What social media does really well is help me discover new content. It does that by

  • looking at my behaviour and making recommendations of content or people
  • making visible the behaviour of people around me.

So I feel like RSS needs something similar. Rebuilding my own list of subscriptions recently was a difficult process. I would love to see an (optional) service that provides a whole set of discovery RSS feeds…

  • from my browsing: a local feed from my browser history about all the sites that I’ve encountered that have an RSS feed, together with a subscribe button, right there.
  • smart recommendations: a feed that suggests feeds that I don’t yet know about, based on my existing subscriptions (perhaps based on other people’s subscriptions, or maybe just by looking at the links in the posts across my subscriptions).
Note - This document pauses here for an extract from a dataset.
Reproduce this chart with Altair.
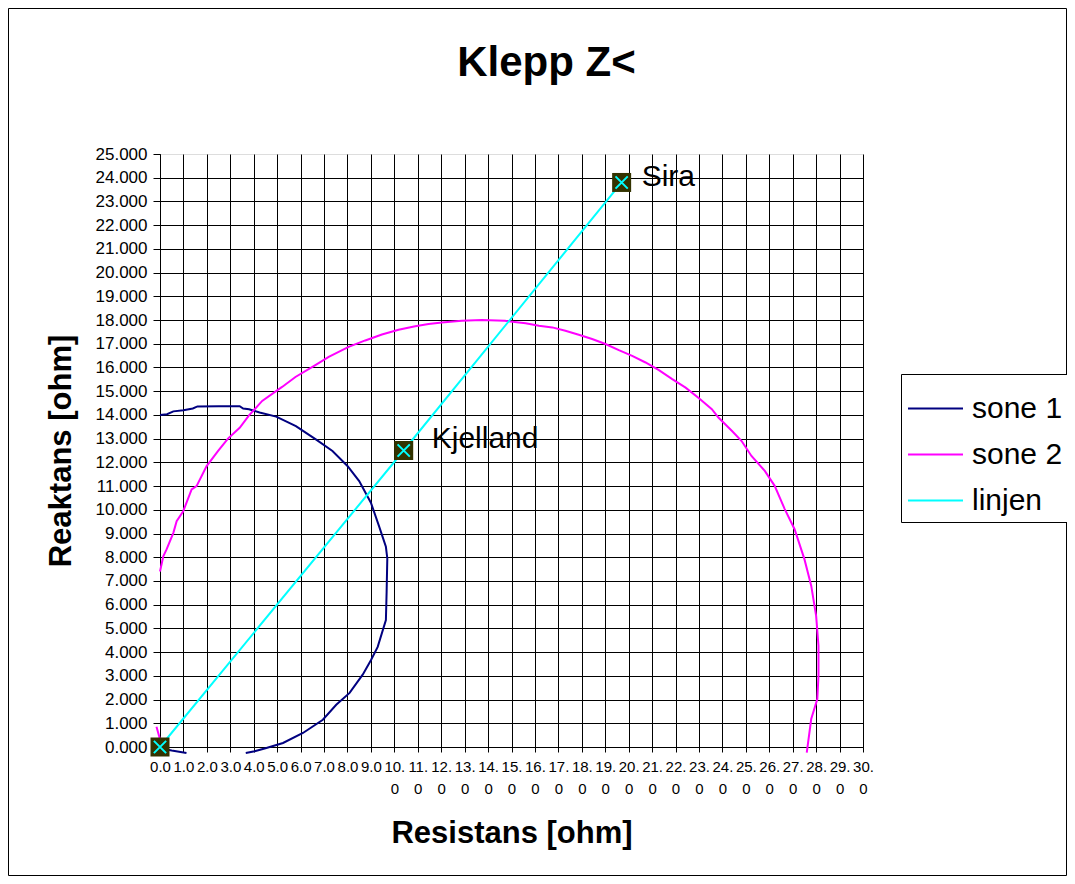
import altair as alt
import pandas as pd

title_text = "Klepp Z<"
x_title = "Resistans [ohm]"
y_title = "Reaktans [ohm]"
series_names = ["sone 1", "sone 2", "linjen"]
series_colors = ["#000080", "#FF00FF", "#00FFFF"]

sone1_x = [0.0, 0.3, 0.57, 1.0, 1.4, 1.6, 2.5, 3.4, 3.55, 3.8, 4.25, 4.96, 5.8, 6.65,
           7.36, 8.0, 8.5, 9.0, 9.35, 9.64, 9.7, 9.67, 9.64, 9.29, 9.0, 8.65, 8.09,
           7.52, 6.95, 6.1, 5.25, 4.54, 4.04, 3.66]
sone1_y = [14.0, 14.03, 14.15, 14.2, 14.27, 14.36, 14.37, 14.37, 14.27, 14.24, 14.1,
           13.93, 13.53, 12.97, 12.48, 11.85, 11.21, 10.3, 9.3, 8.44, 7.95, 6.5, 5.35,
           4.22, 3.66, 3.05, 2.28, 1.78, 1.15, 0.59, 0.17, -0.04, -0.18, -0.25]
sone1_stub_x = [0.0, 0.5, 1.13]
sone1_stub_y = [-0.05, -0.15, -0.25]

sone2_x = [0.0, 0.14, 0.28, 0.57, 0.71, 0.99, 1.35, 1.56, 1.99, 2.48, 2.9, 3.4, 3.79,
           4.36, 5.21, 5.78, 6.63, 7.2, 8.05, 8.76, 9.47, 10.18, 10.89, 11.46, 12.03,
           12.88, 13.73, 14.72, 15.6, 16.17, 16.74, 17.3, 17.87, 18.44, 19.01, 19.58,
           20.15, 20.72, 21.29, 21.86, 22.43, 23.0, 23.55, 23.83, 24.4, 24.82, 25.24,
           25.81, 26.23, 26.66, 27.08, 27.5, 27.79, 28.0, 28.1, 28.1, 28.05, 27.79, 27.6]
sone2_y = [7.4, 8.04, 8.33, 9.03, 9.52, 9.94, 10.86, 11.0, 11.84, 12.48, 13.0, 13.46,
           13.97, 14.59, 15.18, 15.6, 16.1, 16.45, 16.87, 17.14, 17.39, 17.59, 17.74,
           17.83, 17.9, 17.97, 18.0, 17.97, 17.86, 17.76, 17.69, 17.55, 17.38, 17.2,
           16.99, 16.73, 16.49, 16.21, 15.89, 15.51, 15.15, 14.7, 14.24, 13.89, 13.33,
           12.9, 12.27, 11.64, 11.01, 10.03, 9.18, 7.92, 6.8, 5.53, 4.27, 3.0, 2.02,
           1.18, -0.24]
sone2_stub_x = [-0.15, 0.05]
sone2_stub_y = [0.85, 0.15]

linjen_x = [0.0, 10.4, 19.7]
linjen_y = [0.0, 12.5, 23.8]
linjen_labels = ["", "Kjelland", "Sira"]

x_ticks = list(range(0, 31))
y_ticks = list(range(0, 26))

FONT = "Liberation Sans"

rows = []
def add(name, seg, xs, ys):
    for i, (a, b) in enumerate(zip(xs, ys)):
        rows.append({"serie": name, "seg": seg, "idx": i, "x": a, "y": b})

add("sone 1", "s1a", sone1_x, sone1_y)
add("sone 1", "s1b", sone1_stub_x, sone1_stub_y)
add("sone 2", "s2a", sone2_x, sone2_y)
add("sone 2", "s2b", sone2_stub_x, sone2_stub_y)
add("linjen", "l", linjen_x, linjen_y)
lines_df = pd.DataFrame(rows)

pts_df = pd.DataFrame({"x": linjen_x, "y": linjen_y, "label": linjen_labels})

xs = alt.Scale(domain=[0, 30], nice=False, zero=False)
ys = alt.Scale(domain=[0, 25], nice=False, zero=False)

x_axis = alt.Axis(
    values=x_ticks,
    labelExpr="datum.value >= 10 ? [format(datum.value, '.0f') + '.', '0'] : format(datum.value, '.1f')",
    labelFontSize=15, labelFont=FONT, labelLineHeight=22, labelPadding=7,
    labelAngle=0, labelFlush=False, labelOverlap=False, labelColor="black",
    tickSize=5, tickColor="black", domainColor="black",
    grid=True, gridColor="black", gridOpacity=1, gridWidth=1,
    title=x_title, titleFontSize=31, titleFont=FONT, titleFontWeight="bold",
    titleColor="black", titlePadding=22,
)
y_axis = alt.Axis(
    values=y_ticks, format=".3f",
    labelFontSize=17, labelFont=FONT, labelPadding=6, labelColor="black",
    labelFlush=False, labelOverlap=False,
    tickSize=7, tickColor="black", domainColor="black",
    grid=True, gridColor="black", gridWidth=1,
    gridOpacity={"condition": {"test": "datum.value == 25", "value": 0}, "value": 1},
    title=y_title, titleFontSize=31, titleFont=FONT, titleFontWeight="bold",
    titleColor="black", titlePadding=18,
)

X = alt.X("x:Q", scale=xs, axis=x_axis)
Y = alt.Y("y:Q", scale=ys, axis=y_axis)

lines = alt.Chart(lines_df).mark_line(strokeWidth=2).encode(
    x=X, y=Y,
    color=alt.Color(
        "serie:N",
        scale=alt.Scale(domain=series_names, range=series_colors),
        legend=alt.Legend(
            title=None, orient="none", legendX=741, legendY=220,
            symbolType="stroke", symbolSize=3025, symbolStrokeWidth=2,
            labelFontSize=30, labelFont=FONT, labelColor="black", labelOffset=8,
            rowPadding=2, padding=6, strokeColor="black", fillColor="white",
            labelLimit=300,
        ),
    ),
    detail="seg:N",
    order="idx:Q",
)

squares = alt.Chart(pts_df).mark_point(
    shape="square", filled=True, fill="#333300", size=361, opacity=1, strokeWidth=0
).encode(x=X, y=Y)

crosses = alt.Chart(pts_df).mark_point(
    shape="M-1,-1L1,1M-1,1L1,-1", filled=False, stroke="#00FFFF", strokeWidth=2,
    size=150, opacity=1
).encode(x=X, y=Y)

lab_sira = alt.Chart(pts_df).transform_filter("datum.label == 'Sira'").mark_text(
    align="left", baseline="middle", dx=20, dy=-5, fontSize=30, font=FONT, color="black"
).encode(x=X, y=Y, text="label:N")

lab_kj = alt.Chart(pts_df).transform_filter("datum.label == 'Kjelland'").mark_text(
    align="left", baseline="middle", dx=28, dy=-12, fontSize=30, font=FONT, color="black"
).encode(x=X, y=Y, text="label:N")

one = pd.DataFrame({"k": [0]})
leg_sq = alt.Chart(one).mark_point(
    shape="square", filled=True, fill="#333300", size=361, opacity=1, strokeWidth=0
).encode(x=alt.value(778), y=alt.value(344))
leg_x = alt.Chart(one).mark_point(
    shape="M-1,-1L1,1M-1,1L1,-1", filled=False, stroke="#00FFFF", strokeWidth=2,
    size=150, opacity=1
).encode(x=alt.value(778), y=alt.value(344))

frame = alt.Chart(one).mark_rect(fill=None, stroke="black", strokeWidth=1).encode(
    x=alt.value(-151.5), x2=alt.value(906.5), y=alt.value(-145.5), y2=alt.value(721.5)
)

chart = alt.layer(
    frame, lines, squares, crosses, lab_sira, lab_kj, leg_sq, leg_x
).properties(
    width=703, height=593,
    title=alt.TitleParams(
        text=title_text, fontSize=42, font=FONT, fontWeight="bold", color="black",
        anchor="middle", frame="group", dx=35, offset=-110, baseline="alphabetic",
    ),
    autosize=alt.AutoSizeParams(type="none"),
    padding={"left": 152, "top": 146, "right": 204, "bottom": 129},
).configure_view(stroke=None).configure(background="white")

chart.save("out.html", embed_options={"renderer": "svg", "actions": False})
I should be able to configure my reader to securely auto-upload my subscriptions to this service.
  • from my existing contacts: a feed that suggests feeds from people I’m connected with on social media or my email inbox (it would crawl their social media profiles and look for feeds).
  • related posts: based on posts that I privately favourite, or share on Twitter or email: related posts using some kind of auto-generated content graph.

This would put content and feed discovery exactly where I’m ready for it: within the reader itself. But - critically - without necessarily having to change the reader itself.


What I wouldn’t do

I wouldn’t do anything that changed the RSS protocol. It has wide adoption; there’s a ton of software to create and read RSS feeds. The foundation is here to stay.

I wouldn’t do anything that forces adoption of particular app. Having premium feeds (for example) only work in one reader is a bit like having a premium email newsletter that only works if you switch email client. Ain’t never gonna happen. Anyway, the point of this exercise is to figure out how to grow the absolute number of users and publishers. That’s an ecosystem play.

So the way to do all of this is 3rd party services and published UX patterns, all of which are usable without changing the reader apps – but if those apps chose to add integrations, the experience gets better.

And what if it worked?

These ideas are a roadmap for someone. Any benevolent publishers out there?

I have a ton of ideas of things to do in a resurgent RSS ecosystem. But those are thoughts for another day.